>> START

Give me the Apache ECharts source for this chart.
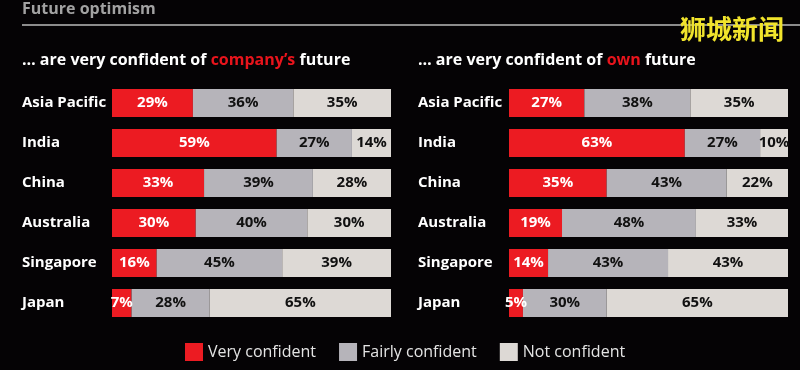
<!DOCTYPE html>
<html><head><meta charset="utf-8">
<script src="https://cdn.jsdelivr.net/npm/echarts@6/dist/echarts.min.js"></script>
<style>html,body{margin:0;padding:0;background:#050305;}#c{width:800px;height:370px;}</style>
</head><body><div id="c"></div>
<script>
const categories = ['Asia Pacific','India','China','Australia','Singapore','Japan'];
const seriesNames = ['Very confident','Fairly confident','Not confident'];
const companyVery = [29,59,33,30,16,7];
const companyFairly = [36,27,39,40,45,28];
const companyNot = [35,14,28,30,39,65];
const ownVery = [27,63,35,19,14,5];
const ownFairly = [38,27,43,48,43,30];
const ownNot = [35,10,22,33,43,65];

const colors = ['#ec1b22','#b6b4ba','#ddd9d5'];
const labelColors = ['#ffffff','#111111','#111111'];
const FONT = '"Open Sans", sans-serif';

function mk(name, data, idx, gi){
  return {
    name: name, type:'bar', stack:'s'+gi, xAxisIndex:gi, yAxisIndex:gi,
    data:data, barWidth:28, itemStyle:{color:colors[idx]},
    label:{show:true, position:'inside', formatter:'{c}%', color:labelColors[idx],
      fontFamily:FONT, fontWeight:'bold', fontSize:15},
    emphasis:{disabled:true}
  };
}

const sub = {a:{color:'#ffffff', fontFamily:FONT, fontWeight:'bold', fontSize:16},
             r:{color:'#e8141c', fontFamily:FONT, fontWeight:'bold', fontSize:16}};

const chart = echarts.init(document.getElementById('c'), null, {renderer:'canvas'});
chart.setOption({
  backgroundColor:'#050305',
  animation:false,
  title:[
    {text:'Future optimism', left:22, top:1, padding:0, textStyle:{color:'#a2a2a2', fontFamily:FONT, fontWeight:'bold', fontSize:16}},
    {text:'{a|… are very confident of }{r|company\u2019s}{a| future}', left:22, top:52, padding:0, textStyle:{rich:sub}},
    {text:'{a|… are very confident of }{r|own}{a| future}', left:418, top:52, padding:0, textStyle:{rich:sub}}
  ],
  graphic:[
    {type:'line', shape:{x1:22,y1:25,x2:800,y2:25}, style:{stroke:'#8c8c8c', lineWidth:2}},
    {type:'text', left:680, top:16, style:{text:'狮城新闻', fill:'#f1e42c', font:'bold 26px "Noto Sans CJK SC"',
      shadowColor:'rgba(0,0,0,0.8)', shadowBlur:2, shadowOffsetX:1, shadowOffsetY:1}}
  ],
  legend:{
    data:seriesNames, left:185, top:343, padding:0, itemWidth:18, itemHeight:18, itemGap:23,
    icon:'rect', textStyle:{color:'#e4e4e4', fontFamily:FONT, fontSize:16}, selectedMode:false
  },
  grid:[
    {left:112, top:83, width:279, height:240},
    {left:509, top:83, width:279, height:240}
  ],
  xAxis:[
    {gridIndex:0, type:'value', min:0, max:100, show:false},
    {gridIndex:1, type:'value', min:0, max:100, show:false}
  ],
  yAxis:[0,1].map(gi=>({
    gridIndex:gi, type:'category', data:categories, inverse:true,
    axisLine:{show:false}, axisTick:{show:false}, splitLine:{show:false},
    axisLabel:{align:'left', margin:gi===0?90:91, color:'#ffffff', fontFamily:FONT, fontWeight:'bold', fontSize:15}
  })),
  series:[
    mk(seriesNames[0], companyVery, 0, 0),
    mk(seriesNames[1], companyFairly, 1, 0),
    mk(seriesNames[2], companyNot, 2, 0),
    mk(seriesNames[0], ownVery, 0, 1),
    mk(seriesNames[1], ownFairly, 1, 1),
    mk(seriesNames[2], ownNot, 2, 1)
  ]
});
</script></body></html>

>> END

_WRITTEN TASK:_
Reproduce all of the data exactly; the pictures do not belong in the copy.

_WRITTEN ANSWER:_
Give me the Apache ECharts source for this chart.
<!DOCTYPE html>
<html><head><meta charset="utf-8">
<script src="https://cdn.jsdelivr.net/npm/echarts@6/dist/echarts.min.js"></script>
<style>html,body{margin:0;padding:0;background:#050305;}#c{width:800px;height:370px;}</style>
</head><body><div id="c"></div>
<script>
const categories = ['Asia Pacific','India','China','Australia','Singapore','Japan'];
const seriesNames = ['Very confident','Fairly confident','Not confident'];
const companyVery = [29,59,33,30,16,7];
const companyFairly = [36,27,39,40,45,28];
const companyNot = [35,14,28,30,39,65];
const ownVery = [27,63,35,19,14,5];
const ownFairly = [38,27,43,48,43,30];
const ownNot = [35,10,22,33,43,65];

const colors = ['#ec1b22','#b6b4ba','#ddd9d5'];
const labelColors = ['#ffffff','#111111','#111111'];
const FONT = '"Open Sans", sans-serif';

function mk(name, data, idx, gi){
  return {
    name: name, type:'bar', stack:'s'+gi, xAxisIndex:gi, yAxisIndex:gi,
    data:data, barWidth:28, itemStyle:{color:colors[idx]},
    label:{show:true, position:'inside', formatter:'{c}%', color:labelColors[idx],
      fontFamily:FONT, fontWeight:'bold', fontSize:15},
    emphasis:{disabled:true}
  };
}

const sub = {a:{color:'#ffffff', fontFamily:FONT, fontWeight:'bold', fontSize:16},
             r:{color:'#e8141c', fontFamily:FONT, fontWeight:'bold', fontSize:16}};

const chart = echarts.init(document.getElementById('c'), null, {renderer:'canvas'});
chart.setOption({
  backgroundColor:'#050305',
  animation:false,
  title:[
    {text:'Future optimism', left:22, top:1, padding:0, textStyle:{color:'#a2a2a2', fontFamily:FONT, fontWeight:'bold', fontSize:16}},
    {text:'{a|… are very confident of }{r|company\u2019s}{a| future}', left:22, top:52, padding:0, textStyle:{rich:sub}},
    {text:'{a|… are very confident of }{r|own}{a| future}', left:418, top:52, padding:0, textStyle:{rich:sub}}
  ],
  graphic:[
    {type:'line', shape:{x1:22,y1:25,x2:800,y2:25}, style:{stroke:'#8c8c8c', lineWidth:2}},
    {type:'text', left:680, top:16, style:{text:'狮城新闻', fill:'#f1e42c', font:'bold 26px "Noto Sans CJK SC"',
      shadowColor:'rgba(0,0,0,0.8)', shadowBlur:2, shadowOffsetX:1, shadowOffsetY:1}}
  ],
  legend:{
    data:seriesNames, left:185, top:343, padding:0, itemWidth:18, itemHeight:18, itemGap:23,
    icon:'rect', textStyle:{color:'#e4e4e4', fontFamily:FONT, fontSize:16}, selectedMode:false
  },
  grid:[
    {left:112, top:83, width:279, height:240},
    {left:509, top:83, width:279, height:240}
  ],
  xAxis:[
    {gridIndex:0, type:'value', min:0, max:100, show:false},
    {gridIndex:1, type:'value', min:0, max:100, show:false}
  ],
  yAxis:[0,1].map(gi=>({
    gridIndex:gi, type:'category', data:categories, inverse:true,
    axisLine:{show:false}, axisTick:{show:false}, splitLine:{show:false},
    axisLabel:{align:'left', margin:gi===0?90:91, color:'#ffffff', fontFamily:FONT, fontWeight:'bold', fontSize:15}
  })),
  series:[
    mk(seriesNames[0], companyVery, 0, 0),
    mk(seriesNames[1], companyFairly, 1, 0),
    mk(seriesNames[2], companyNot, 2, 0),
    mk(seriesNames[0], ownVery, 0, 1),
    mk(seriesNames[1], ownFairly, 1, 1),
    mk(seriesNames[2], ownNot, 2, 1)
  ]
});
</script></body></html>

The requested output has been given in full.